TASK PROMPT | Repeat every line of the listing below exactly, minus the pictures.

PROVIDED MATERIAL |

::::::

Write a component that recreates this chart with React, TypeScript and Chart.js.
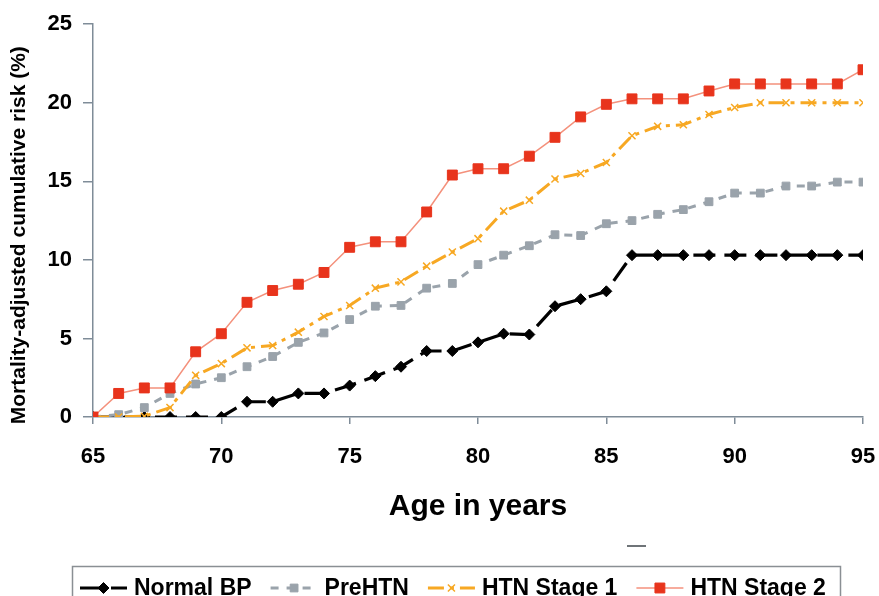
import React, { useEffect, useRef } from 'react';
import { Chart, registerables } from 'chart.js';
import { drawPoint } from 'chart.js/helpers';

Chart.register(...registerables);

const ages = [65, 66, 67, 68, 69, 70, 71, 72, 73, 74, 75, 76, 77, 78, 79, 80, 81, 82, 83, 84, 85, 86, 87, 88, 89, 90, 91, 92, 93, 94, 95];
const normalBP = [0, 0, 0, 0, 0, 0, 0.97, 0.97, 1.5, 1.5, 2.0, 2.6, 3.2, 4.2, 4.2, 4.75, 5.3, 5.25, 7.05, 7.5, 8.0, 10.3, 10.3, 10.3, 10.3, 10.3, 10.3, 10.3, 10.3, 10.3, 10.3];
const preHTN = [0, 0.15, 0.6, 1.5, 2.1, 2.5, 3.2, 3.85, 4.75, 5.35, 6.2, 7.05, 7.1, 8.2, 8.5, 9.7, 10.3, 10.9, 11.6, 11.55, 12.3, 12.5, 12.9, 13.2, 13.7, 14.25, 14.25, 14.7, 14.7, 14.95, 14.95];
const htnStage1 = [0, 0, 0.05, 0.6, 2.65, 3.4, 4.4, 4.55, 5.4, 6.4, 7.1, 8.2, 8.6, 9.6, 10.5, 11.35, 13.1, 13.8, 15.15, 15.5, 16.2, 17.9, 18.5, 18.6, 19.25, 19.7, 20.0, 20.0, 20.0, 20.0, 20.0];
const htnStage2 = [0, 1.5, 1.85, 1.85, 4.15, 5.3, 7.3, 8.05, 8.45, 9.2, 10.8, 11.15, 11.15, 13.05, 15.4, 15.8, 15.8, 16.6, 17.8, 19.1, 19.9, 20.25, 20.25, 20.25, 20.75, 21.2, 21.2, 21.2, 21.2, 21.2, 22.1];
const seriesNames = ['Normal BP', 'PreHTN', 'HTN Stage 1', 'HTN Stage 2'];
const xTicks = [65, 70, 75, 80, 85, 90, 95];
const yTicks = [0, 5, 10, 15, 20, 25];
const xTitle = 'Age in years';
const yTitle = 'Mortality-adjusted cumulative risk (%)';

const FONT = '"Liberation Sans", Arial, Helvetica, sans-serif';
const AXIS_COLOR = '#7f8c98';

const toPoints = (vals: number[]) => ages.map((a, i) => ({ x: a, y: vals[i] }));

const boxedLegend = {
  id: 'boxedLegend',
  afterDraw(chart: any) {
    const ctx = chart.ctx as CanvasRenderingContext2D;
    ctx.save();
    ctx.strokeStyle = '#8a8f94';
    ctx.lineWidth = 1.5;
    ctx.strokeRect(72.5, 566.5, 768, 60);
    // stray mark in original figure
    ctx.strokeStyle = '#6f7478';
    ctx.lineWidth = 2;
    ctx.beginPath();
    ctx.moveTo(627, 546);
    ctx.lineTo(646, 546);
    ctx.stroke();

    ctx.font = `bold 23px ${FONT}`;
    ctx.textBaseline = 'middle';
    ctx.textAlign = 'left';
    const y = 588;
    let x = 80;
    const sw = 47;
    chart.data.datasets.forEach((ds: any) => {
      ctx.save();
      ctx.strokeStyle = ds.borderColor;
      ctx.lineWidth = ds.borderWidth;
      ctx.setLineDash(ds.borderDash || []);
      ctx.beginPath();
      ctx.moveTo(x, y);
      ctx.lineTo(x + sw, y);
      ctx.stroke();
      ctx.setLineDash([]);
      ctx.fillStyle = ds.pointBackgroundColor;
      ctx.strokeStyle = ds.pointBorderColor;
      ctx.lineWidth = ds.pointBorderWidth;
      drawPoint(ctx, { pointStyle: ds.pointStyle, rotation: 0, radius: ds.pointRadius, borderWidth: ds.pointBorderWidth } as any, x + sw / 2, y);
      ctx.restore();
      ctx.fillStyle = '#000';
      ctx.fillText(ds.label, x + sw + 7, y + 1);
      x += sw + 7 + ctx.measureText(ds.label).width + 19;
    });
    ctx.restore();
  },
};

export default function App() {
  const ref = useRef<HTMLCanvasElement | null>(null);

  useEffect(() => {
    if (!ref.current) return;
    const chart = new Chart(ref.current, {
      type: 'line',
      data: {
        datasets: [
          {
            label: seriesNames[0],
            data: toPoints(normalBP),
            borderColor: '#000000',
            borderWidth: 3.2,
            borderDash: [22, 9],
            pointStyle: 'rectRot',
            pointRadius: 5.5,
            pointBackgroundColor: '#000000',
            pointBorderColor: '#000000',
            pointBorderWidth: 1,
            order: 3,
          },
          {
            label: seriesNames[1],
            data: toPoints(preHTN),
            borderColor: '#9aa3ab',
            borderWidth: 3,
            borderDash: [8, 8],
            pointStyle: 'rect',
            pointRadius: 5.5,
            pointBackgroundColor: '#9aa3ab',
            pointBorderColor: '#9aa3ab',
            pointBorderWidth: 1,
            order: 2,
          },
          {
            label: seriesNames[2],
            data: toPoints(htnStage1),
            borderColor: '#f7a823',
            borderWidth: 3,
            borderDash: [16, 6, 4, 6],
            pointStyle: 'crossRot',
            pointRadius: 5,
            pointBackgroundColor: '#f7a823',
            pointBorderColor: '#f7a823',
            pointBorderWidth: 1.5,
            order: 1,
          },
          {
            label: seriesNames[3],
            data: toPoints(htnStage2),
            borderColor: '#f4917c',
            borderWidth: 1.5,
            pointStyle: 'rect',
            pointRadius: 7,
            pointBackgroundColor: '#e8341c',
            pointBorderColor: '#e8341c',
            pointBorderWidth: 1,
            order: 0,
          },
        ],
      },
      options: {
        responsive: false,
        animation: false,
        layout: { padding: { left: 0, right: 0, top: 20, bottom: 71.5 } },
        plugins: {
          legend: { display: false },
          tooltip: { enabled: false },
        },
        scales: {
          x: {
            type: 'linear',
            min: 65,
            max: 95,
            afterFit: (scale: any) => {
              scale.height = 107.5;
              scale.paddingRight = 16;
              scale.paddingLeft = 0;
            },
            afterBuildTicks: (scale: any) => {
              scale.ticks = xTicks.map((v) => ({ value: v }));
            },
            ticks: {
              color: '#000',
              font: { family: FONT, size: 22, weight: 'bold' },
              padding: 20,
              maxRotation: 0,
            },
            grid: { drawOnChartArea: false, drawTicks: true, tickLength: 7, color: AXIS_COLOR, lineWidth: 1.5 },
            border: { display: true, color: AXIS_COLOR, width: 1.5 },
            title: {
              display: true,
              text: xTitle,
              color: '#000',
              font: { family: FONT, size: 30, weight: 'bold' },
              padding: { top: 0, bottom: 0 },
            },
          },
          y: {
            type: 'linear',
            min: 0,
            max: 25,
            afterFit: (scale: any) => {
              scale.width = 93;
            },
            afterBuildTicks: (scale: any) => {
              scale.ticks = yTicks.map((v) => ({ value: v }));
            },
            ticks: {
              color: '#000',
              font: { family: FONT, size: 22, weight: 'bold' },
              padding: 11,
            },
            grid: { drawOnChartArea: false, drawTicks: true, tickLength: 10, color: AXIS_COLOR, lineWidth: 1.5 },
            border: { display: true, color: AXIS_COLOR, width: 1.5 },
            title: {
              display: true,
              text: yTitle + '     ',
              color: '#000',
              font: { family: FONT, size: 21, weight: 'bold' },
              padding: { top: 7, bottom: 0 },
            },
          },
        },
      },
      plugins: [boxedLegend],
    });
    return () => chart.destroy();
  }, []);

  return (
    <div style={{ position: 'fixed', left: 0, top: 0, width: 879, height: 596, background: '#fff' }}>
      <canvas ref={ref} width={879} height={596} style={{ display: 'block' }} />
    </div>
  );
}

::::::

RIGHT ANSWER |
Write a component that recreates this chart with React, TypeScript and Chart.js.
import React, { useEffect, useRef } from 'react';
import { Chart, registerables } from 'chart.js';
import { drawPoint } from 'chart.js/helpers';

Chart.register(...registerables);

const ages = [65, 66, 67, 68, 69, 70, 71, 72, 73, 74, 75, 76, 77, 78, 79, 80, 81, 82, 83, 84, 85, 86, 87, 88, 89, 90, 91, 92, 93, 94, 95];
const normalBP = [0, 0, 0, 0, 0, 0, 0.97, 0.97, 1.5, 1.5, 2.0, 2.6, 3.2, 4.2, 4.2, 4.75, 5.3, 5.25, 7.05, 7.5, 8.0, 10.3, 10.3, 10.3, 10.3, 10.3, 10.3, 10.3, 10.3, 10.3, 10.3];
const preHTN = [0, 0.15, 0.6, 1.5, 2.1, 2.5, 3.2, 3.85, 4.75, 5.35, 6.2, 7.05, 7.1, 8.2, 8.5, 9.7, 10.3, 10.9, 11.6, 11.55, 12.3, 12.5, 12.9, 13.2, 13.7, 14.25, 14.25, 14.7, 14.7, 14.95, 14.95];
const htnStage1 = [0, 0, 0.05, 0.6, 2.65, 3.4, 4.4, 4.55, 5.4, 6.4, 7.1, 8.2, 8.6, 9.6, 10.5, 11.35, 13.1, 13.8, 15.15, 15.5, 16.2, 17.9, 18.5, 18.6, 19.25, 19.7, 20.0, 20.0, 20.0, 20.0, 20.0];
const htnStage2 = [0, 1.5, 1.85, 1.85, 4.15, 5.3, 7.3, 8.05, 8.45, 9.2, 10.8, 11.15, 11.15, 13.05, 15.4, 15.8, 15.8, 16.6, 17.8, 19.1, 19.9, 20.25, 20.25, 20.25, 20.75, 21.2, 21.2, 21.2, 21.2, 21.2, 22.1];
const seriesNames = ['Normal BP', 'PreHTN', 'HTN Stage 1', 'HTN Stage 2'];
const xTicks = [65, 70, 75, 80, 85, 90, 95];
const yTicks = [0, 5, 10, 15, 20, 25];
const xTitle = 'Age in years';
const yTitle = 'Mortality-adjusted cumulative risk (%)';

const FONT = '"Liberation Sans", Arial, Helvetica, sans-serif';
const AXIS_COLOR = '#7f8c98';

const toPoints = (vals: number[]) => ages.map((a, i) => ({ x: a, y: vals[i] }));

const boxedLegend = {
  id: 'boxedLegend',
  afterDraw(chart: any) {
    const ctx = chart.ctx as CanvasRenderingContext2D;
    ctx.save();
    ctx.strokeStyle = '#8a8f94';
    ctx.lineWidth = 1.5;
    ctx.strokeRect(72.5, 566.5, 768, 60);
    // stray mark in original figure
    ctx.strokeStyle = '#6f7478';
    ctx.lineWidth = 2;
    ctx.beginPath();
    ctx.moveTo(627, 546);
    ctx.lineTo(646, 546);
    ctx.stroke();

    ctx.font = `bold 23px ${FONT}`;
    ctx.textBaseline = 'middle';
    ctx.textAlign = 'left';
    const y = 588;
    let x = 80;
    const sw = 47;
    chart.data.datasets.forEach((ds: any) => {
      ctx.save();
      ctx.strokeStyle = ds.borderColor;
      ctx.lineWidth = ds.borderWidth;
      ctx.setLineDash(ds.borderDash || []);
      ctx.beginPath();
      ctx.moveTo(x, y);
      ctx.lineTo(x + sw, y);
      ctx.stroke();
      ctx.setLineDash([]);
      ctx.fillStyle = ds.pointBackgroundColor;
      ctx.strokeStyle = ds.pointBorderColor;
      ctx.lineWidth = ds.pointBorderWidth;
      drawPoint(ctx, { pointStyle: ds.pointStyle, rotation: 0, radius: ds.pointRadius, borderWidth: ds.pointBorderWidth } as any, x + sw / 2, y);
      ctx.restore();
      ctx.fillStyle = '#000';
      ctx.fillText(ds.label, x + sw + 7, y + 1);
      x += sw + 7 + ctx.measureText(ds.label).width + 19;
    });
    ctx.restore();
  },
};

export default function App() {
  const ref = useRef<HTMLCanvasElement | null>(null);

  useEffect(() => {
    if (!ref.current) return;
    const chart = new Chart(ref.current, {
      type: 'line',
      data: {
        datasets: [
          {
            label: seriesNames[0],
            data: toPoints(normalBP),
            borderColor: '#000000',
            borderWidth: 3.2,
            borderDash: [22, 9],
            pointStyle: 'rectRot',
            pointRadius: 5.5,
            pointBackgroundColor: '#000000',
            pointBorderColor: '#000000',
            pointBorderWidth: 1,
            order: 3,
          },
          {
            label: seriesNames[1],
            data: toPoints(preHTN),
            borderColor: '#9aa3ab',
            borderWidth: 3,
            borderDash: [8, 8],
            pointStyle: 'rect',
            pointRadius: 5.5,
            pointBackgroundColor: '#9aa3ab',
            pointBorderColor: '#9aa3ab',
            pointBorderWidth: 1,
            order: 2,
          },
          {
            label: seriesNames[2],
            data: toPoints(htnStage1),
            borderColor: '#f7a823',
            borderWidth: 3,
            borderDash: [16, 6, 4, 6],
            pointStyle: 'crossRot',
            pointRadius: 5,
            pointBackgroundColor: '#f7a823',
            pointBorderColor: '#f7a823',
            pointBorderWidth: 1.5,
            order: 1,
          },
          {
            label: seriesNames[3],
            data: toPoints(htnStage2),
            borderColor: '#f4917c',
            borderWidth: 1.5,
            pointStyle: 'rect',
            pointRadius: 7,
            pointBackgroundColor: '#e8341c',
            pointBorderColor: '#e8341c',
            pointBorderWidth: 1,
            order: 0,
          },
        ],
      },
      options: {
        responsive: false,
        animation: false,
        layout: { padding: { left: 0, right: 0, top: 20, bottom: 71.5 } },
        plugins: {
          legend: { display: false },
          tooltip: { enabled: false },
        },
        scales: {
          x: {
            type: 'linear',
            min: 65,
            max: 95,
            afterFit: (scale: any) => {
              scale.height = 107.5;
              scale.paddingRight = 16;
              scale.paddingLeft = 0;
            },
            afterBuildTicks: (scale: any) => {
              scale.ticks = xTicks.map((v) => ({ value: v }));
            },
            ticks: {
              color: '#000',
              font: { family: FONT, size: 22, weight: 'bold' },
              padding: 20,
              maxRotation: 0,
            },
            grid: { drawOnChartArea: false, drawTicks: true, tickLength: 7, color: AXIS_COLOR, lineWidth: 1.5 },
            border: { display: true, color: AXIS_COLOR, width: 1.5 },
            title: {
              display: true,
              text: xTitle,
              color: '#000',
              font: { family: FONT, size: 30, weight: 'bold' },
              padding: { top: 0, bottom: 0 },
            },
          },
          y: {
            type: 'linear',
            min: 0,
            max: 25,
            afterFit: (scale: any) => {
              scale.width = 93;
            },
            afterBuildTicks: (scale: any) => {
              scale.ticks = yTicks.map((v) => ({ value: v }));
            },
            ticks: {
              color: '#000',
              font: { family: FONT, size: 22, weight: 'bold' },
              padding: 11,
            },
            grid: { drawOnChartArea: false, drawTicks: true, tickLength: 10, color: AXIS_COLOR, lineWidth: 1.5 },
            border: { display: true, color: AXIS_COLOR, width: 1.5 },
            title: {
              display: true,
              text: yTitle + '     ',
              color: '#000',
              font: { family: FONT, size: 21, weight: 'bold' },
              padding: { top: 7, bottom: 0 },
            },
          },
        },
      },
      plugins: [boxedLegend],
    });
    return () => chart.destroy();
  }, []);

  return (
    <div style={{ position: 'fixed', left: 0, top: 0, width: 879, height: 596, background: '#fff' }}>
      <canvas ref={ref} width={879} height={596} style={{ display: 'block' }} />
    </div>
  );
}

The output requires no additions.